= EXCERPTED RECORDS =

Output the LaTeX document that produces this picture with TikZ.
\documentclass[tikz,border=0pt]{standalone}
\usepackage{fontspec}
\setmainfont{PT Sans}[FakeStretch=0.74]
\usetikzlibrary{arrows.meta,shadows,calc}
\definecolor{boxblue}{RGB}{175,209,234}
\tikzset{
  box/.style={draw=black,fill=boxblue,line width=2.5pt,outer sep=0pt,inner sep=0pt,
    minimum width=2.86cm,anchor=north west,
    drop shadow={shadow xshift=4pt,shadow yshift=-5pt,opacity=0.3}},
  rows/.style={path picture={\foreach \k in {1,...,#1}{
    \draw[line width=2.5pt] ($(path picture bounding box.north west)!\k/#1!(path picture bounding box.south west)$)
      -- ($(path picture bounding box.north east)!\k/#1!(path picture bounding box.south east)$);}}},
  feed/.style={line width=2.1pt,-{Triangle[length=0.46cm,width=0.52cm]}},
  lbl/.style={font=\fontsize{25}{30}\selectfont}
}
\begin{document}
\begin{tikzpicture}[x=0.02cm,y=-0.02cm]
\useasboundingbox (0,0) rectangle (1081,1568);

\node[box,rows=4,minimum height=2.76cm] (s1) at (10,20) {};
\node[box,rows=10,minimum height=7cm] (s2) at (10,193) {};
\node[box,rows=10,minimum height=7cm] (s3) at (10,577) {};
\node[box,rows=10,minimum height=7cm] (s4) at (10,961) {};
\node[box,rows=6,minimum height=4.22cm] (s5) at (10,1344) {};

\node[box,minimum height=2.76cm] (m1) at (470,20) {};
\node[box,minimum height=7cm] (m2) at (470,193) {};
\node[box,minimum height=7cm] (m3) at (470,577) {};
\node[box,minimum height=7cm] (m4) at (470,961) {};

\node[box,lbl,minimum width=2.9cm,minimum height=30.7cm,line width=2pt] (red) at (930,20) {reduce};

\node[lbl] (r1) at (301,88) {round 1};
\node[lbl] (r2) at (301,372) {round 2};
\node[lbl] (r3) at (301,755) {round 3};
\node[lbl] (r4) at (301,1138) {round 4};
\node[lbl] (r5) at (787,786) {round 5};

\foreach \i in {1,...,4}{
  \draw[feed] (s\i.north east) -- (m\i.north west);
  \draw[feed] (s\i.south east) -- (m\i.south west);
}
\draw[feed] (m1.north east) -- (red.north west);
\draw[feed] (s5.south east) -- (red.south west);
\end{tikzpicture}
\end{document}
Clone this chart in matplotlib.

= TASK DIRECTIONS =
Would you reproduce the material above in full, exactly as given?

= OUTPUT =
Output the LaTeX document that produces this picture with TikZ.
\documentclass[tikz,border=0pt]{standalone}
\usepackage{fontspec}
\setmainfont{PT Sans}[FakeStretch=0.74]
\usetikzlibrary{arrows.meta,shadows,calc}
\definecolor{boxblue}{RGB}{175,209,234}
\tikzset{
  box/.style={draw=black,fill=boxblue,line width=2.5pt,outer sep=0pt,inner sep=0pt,
    minimum width=2.86cm,anchor=north west,
    drop shadow={shadow xshift=4pt,shadow yshift=-5pt,opacity=0.3}},
  rows/.style={path picture={\foreach \k in {1,...,#1}{
    \draw[line width=2.5pt] ($(path picture bounding box.north west)!\k/#1!(path picture bounding box.south west)$)
      -- ($(path picture bounding box.north east)!\k/#1!(path picture bounding box.south east)$);}}},
  feed/.style={line width=2.1pt,-{Triangle[length=0.46cm,width=0.52cm]}},
  lbl/.style={font=\fontsize{25}{30}\selectfont}
}
\begin{document}
\begin{tikzpicture}[x=0.02cm,y=-0.02cm]
\useasboundingbox (0,0) rectangle (1081,1568);

\node[box,rows=4,minimum height=2.76cm] (s1) at (10,20) {};
\node[box,rows=10,minimum height=7cm] (s2) at (10,193) {};
\node[box,rows=10,minimum height=7cm] (s3) at (10,577) {};
\node[box,rows=10,minimum height=7cm] (s4) at (10,961) {};
\node[box,rows=6,minimum height=4.22cm] (s5) at (10,1344) {};

\node[box,minimum height=2.76cm] (m1) at (470,20) {};
\node[box,minimum height=7cm] (m2) at (470,193) {};
\node[box,minimum height=7cm] (m3) at (470,577) {};
\node[box,minimum height=7cm] (m4) at (470,961) {};

\node[box,lbl,minimum width=2.9cm,minimum height=30.7cm,line width=2pt] (red) at (930,20) {reduce};

\node[lbl] (r1) at (301,88) {round 1};
\node[lbl] (r2) at (301,372) {round 2};
\node[lbl] (r3) at (301,755) {round 3};
\node[lbl] (r4) at (301,1138) {round 4};
\node[lbl] (r5) at (787,786) {round 5};

\foreach \i in {1,...,4}{
  \draw[feed] (s\i.north east) -- (m\i.north west);
  \draw[feed] (s\i.south east) -- (m\i.south west);
}
\draw[feed] (m1.north east) -- (red.north west);
\draw[feed] (s5.south east) -- (red.south west);
\end{tikzpicture}
\end{document}
Clone this chart in matplotlib.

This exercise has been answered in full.